3.3. Dependency Management (General):

  • Specific Recommendation 6 (Dependency Vulnerability Scanning & Updates):
    • Mitigation: Implement dependency vulnerability scanning in the CI/CD pipeline and regularly update dependencies to patched versions. Action:
      • Integrate Dependency Scanning Tool: Use tools like composer audit or dedicated dependency scanning services to identify vulnerabilities in PHPExcel's dependencies.
      • Automated Updates: Establish a process for regularly reviewing and updating dependencies, prioritizing security updates.
    • Example (Composer Audit): Integrate composer audit --locked into the CI pipeline to check for known vulnerabilities in dependencies defined in composer.lock.

3.4. Security Testing and Auditing (General):

  • Specific Recommendation 7 (Fuzz Testing for Parsers):

    • Mitigation: Implement fuzz testing specifically targeting the file format parsers with malformed and malicious spreadsheet files.
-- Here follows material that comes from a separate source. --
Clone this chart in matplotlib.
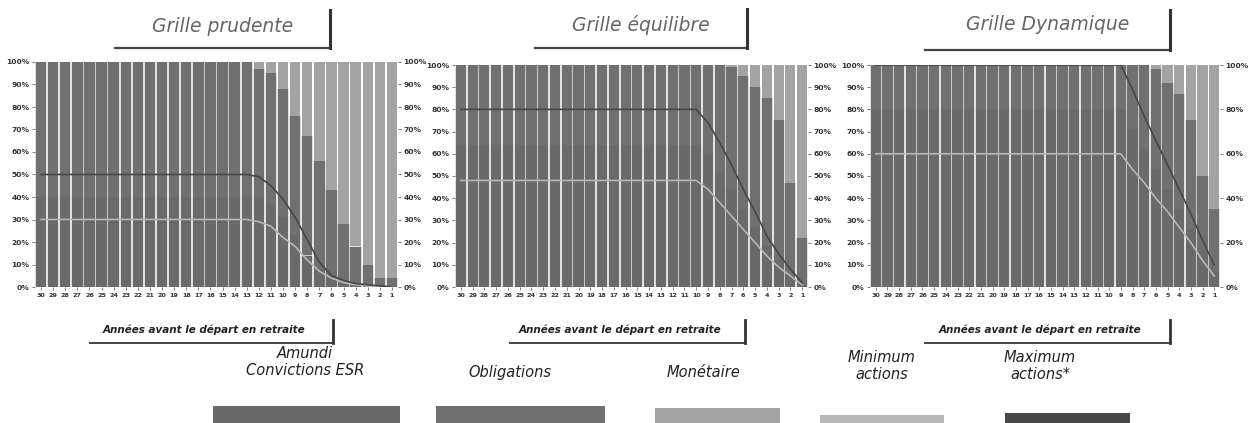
import matplotlib
matplotlib.use('Agg')
import matplotlib.pyplot as plt
from matplotlib.lines import Line2D
from matplotlib.patches import Rectangle

annees = list(range(30, 0, -1))
etiquettes_annees = [str(a) for a in annees]
pourcents = [0, 10, 20, 30, 40, 50, 60, 70, 80, 90, 100]
pourcents_dyn_droite = [0, 20, 40, 60, 80, 100]

# Grille prudente
prud_amundi = [40]*19 + [37, 31, 23, 14, 8, 4, 2, 1, 1, 0, 0]
prud_oblig = [60]*18 + [57, 58, 57, 53, 53, 48, 39, 26, 17, 9, 4, 4]
prud_monet = [0]*18 + [3, 5, 12, 24, 33, 44, 57, 72, 82, 90, 96, 96]
prud_min = [30]*18 + [29, 27, 22, 18, 12, 7, 4, 2, 1, 0.5, 0, 0]
prud_max = [50]*18 + [49, 45, 39, 31, 21, 11, 5, 3, 1.5, 1, 0.5, 0]

# Grille équilibre
equi_amundi = [64]*21 + [60, 52, 44, 35, 27, 19, 12, 6, 2]
equi_oblig = [36]*21 + [40, 48, 55, 60, 63, 66, 63, 41, 20]
equi_monet = [0]*21 + [0, 0, 1, 5, 10, 15, 25, 53, 78]
equi_min = [48]*21 + [44, 38, 32, 26, 20, 14, 9, 5, 1]
equi_max = [80]*21 + [74, 65, 55, 44, 34, 23, 15, 8, 2]

# Grille dynamique
dyn_amundi = [80]*22 + [71, 62, 53, 44, 35, 26, 16, 7]
dyn_oblig = [20]*22 + [29, 38, 45, 48, 52, 49, 34, 28]
dyn_monet = [0]*22 + [0, 0, 2, 8, 13, 25, 50, 65]
dyn_min = [60]*22 + [53, 47, 40, 34, 27, 20, 12, 5]
dyn_max = [100]*22 + [89, 77, 66, 55, 44, 33, 21, 10]

titres = ['Grille prudente', 'Grille équilibre', 'Grille Dynamique']
noms_legende = ['Amundi\nConvictions ESR', 'Obligations', 'Monétaire',
                'Minimum\nactions', 'Maximum\nactions*']

c_amundi = '#6a6a6a'
c_oblig = '#707070'
c_monet = '#a3a3a3'
c_min = '#b7b7b7'
c_max = '#474747'

W, H = 1253, 423
fig = plt.figure(figsize=(W/100, H/100), dpi=100)


def px(x, y):
    return x / W, 1 - y / H


def boite(texte, x0, x1, ytxt, yline, ytop, taille, xtxt=None):
    if xtxt is None:
        xtxt = (x0 + x1) / 2
    fig.text(*px(xtxt, ytxt), texte, ha='center', va='center', fontsize=taille,
             style='italic', color='#666666', family='DejaVu Sans')
    a, b = px(x0, yline)
    c, d = px(x1, yline)
    fig.add_artist(Line2D([a, c], [b, d], color='#444444', lw=1.6))
    e, f = px(x1, ytop)
    fig.add_artist(Line2D([c, e], [d, f], color='#333333', lw=2.2))


grilles = [
    (prud_amundi, prud_oblig, prud_monet, prud_min, prud_max),
    (equi_amundi, equi_oblig, equi_monet, equi_min, equi_max),
    (dyn_amundi, dyn_oblig, dyn_monet, dyn_min, dyn_max),
]
positions = [(35, 62, 398, 287), (455, 65, 808, 287), (870, 65, 1220, 287)]

x = list(range(len(annees)))
for i, (am, ob, mo, mn, mx) in enumerate(grilles):
    l, t, r, b = positions[i]
    ax = fig.add_axes([l/W, 1 - b/H, (r-l)/W, (b-t)/H])
    bas2 = [a + o for a, o in zip(am, ob)]
    ax.bar(x, am, width=0.86, color=c_amundi, edgecolor=c_amundi, linewidth=0.3)
    ax.bar(x, ob, bottom=am, width=0.86, color=c_oblig, edgecolor=c_oblig, linewidth=0.3)
    ax.bar(x, mo, bottom=bas2, width=0.86, color=c_monet, linewidth=0)
    ax.plot(x, mn, color=c_min, lw=1.2)
    ax.plot(x, mx, color=c_max, lw=1.2)
    ax.set_xlim(-0.5, len(annees) - 0.5)
    ax.set_ylim(0, 100)
    ax.set_xticks(x)
    ax.set_xticklabels(etiquettes_annees, fontsize=4.6, fontweight='bold',
                       family='Liberation Sans Narrow', color='#333333')
    ax.set_yticks(pourcents)
    ax.set_yticklabels([f'{p}%' for p in pourcents], fontsize=5.4,
                       fontweight='bold', color='#333333')
    for s in ax.spines.values():
        s.set_visible(False)
    ax.tick_params(axis='both', length=2, width=0.6, color='#666666', pad=2)
    ax2 = ax.twinx()
    ax2.set_ylim(0, 100)
    droite = pourcents_dyn_droite if i == 2 else pourcents
    ax2.set_yticks(droite)
    ax2.set_yticklabels([f'{p}%' for p in droite], fontsize=5.4,
                        fontweight='bold', color='#333333')
    for s in ax2.spines.values():
        s.set_visible(False)
    ax2.tick_params(axis='y', length=2, width=0.6, color='#666666', pad=2)

# titres des grilles
boite(titres[0], 115, 330, 26, 48, 10, 13.5)
boite(titres[1], 535, 747, 25, 48, 9, 13.5)
boite(titres[2], 925, 1170, 25, 50, 10, 13.5)

# libellés de l'axe des abscisses
for x0, x1 in [(90, 333), (510, 745), (925, 1170)]:
    fig.text(*px((x0 + x1) / 2 - 8, 330), 'Années avant le départ en retraite',
             ha='center', va='center', fontsize=7.5, style='italic',
             fontweight='bold', color='#222222')
    a, b = px(x0, 343)
    c, d = px(x1, 343)
    fig.add_artist(Line2D([a, c], [b, d], color='#444444', lw=1.4))
    e, f = px(x1, 320)
    fig.add_artist(Line2D([c, e], [d, f], color='#333333', lw=2))

# légende
leg_txt_x = [305, 510, 703, 882, 1040]
leg_txt_y = [362, 372, 372, 366, 366]
leg_sw = [(213, 400, 406), (436, 605, 406), (655, 780, 408), (820, 944, 415), (1005, 1130, 413)]
leg_col = [c_amundi, c_oblig, c_monet, c_min, c_max]
for nom, tx, ty, (s0, s1, sy), col in zip(noms_legende, leg_txt_x, leg_txt_y, leg_sw, leg_col):
    fig.text(*px(tx, ty), nom, ha='center', va='center', fontsize=10.5,
             style='italic', color='#222222', linespacing=1.1)
    a, b = px(s0, H)
    fig.add_artist(Rectangle((a, b), (s1 - s0) / W, (H - sy) / H,
                             transform=fig.transFigure, color=col, lw=0))

fig.savefig('out.png', dpi=100)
Action:
      • Fuzzing Framework: Use fuzzing frameworks suitable for file format parsing (e.g., tools that can generate mutated spreadsheet files).
      • Targeted Fuzzing: Focus fuzzing efforts on the parsers (XLSX, CSV, ODS, etc.) and related XML parsing logic.
    • Example (Fuzzing Setup): Create a corpus of valid and invalid spreadsheet files. Use a fuzzer to mutate these files and feed them to PHPExcel's parsing functions, monitoring for crashes, errors, or unexpected behavior.
  • Specific Recommendation 8 (Regular Security Audits and Penetration Testing):

    • Mitigation: Conduct periodic security audits and penetration testing of PHPExcel, focusing on identified high-risk areas (parsers, formula calculation). Action:
      • Engage Security Experts: Engage external security experts to perform code reviews, vulnerability assessments, and penetration testing of PHPExcel.
      • Focus on High-Risk Components: Prioritize security audits on file parsers, formula calculation engine, and areas handling external input.

3.5. Security Incident Response (General):

  • Specific Recommendation 9 (Establish Security Incident Response Plan):
    • Mitigation: Establish a clear security incident response plan for handling reported vulnerabilities in PHPExcel. Action:
      • Vulnerability Reporting Process: Clearly define and publicize a process for reporting security vulnerabilities (e.g., [email protected] or GitHub Security Advisories).
      • Patch Management Process: Establish a process for promptly analyzing, patching, and releasing security updates for reported vulnerabilities.
      • Communication Plan: Define a communication plan for notifying users about security vulnerabilities and available patches.

3.6. Secure Development Practices (Developers):

  • Specific Recommendation 10 (Secure Coding Training):
    • Mitigation: Provide secure coding training to developers contributing to PHPExcel, focusing on common web application vulnerabilities and secure file parsing practices. Action:
      • Security Training: Conduct regular secure coding training sessions for developers, covering topics like input validation, output encoding, XXE prevention, formula injection, and DoS attacks.
      • Code Review Focus: Emphasize security aspects during code reviews, specifically looking for potential vulnerabilities related to file parsing, data handling, and formula calculation.

By implementing these tailored mitigation strategies, the security posture of PHPExcel and applications utilizing it can be significantly enhanced, reducing the risks associated with processing spreadsheet files. Remember to prioritize recommendations based on the specific use cases and risk tolerance of the applications using PHPExcel.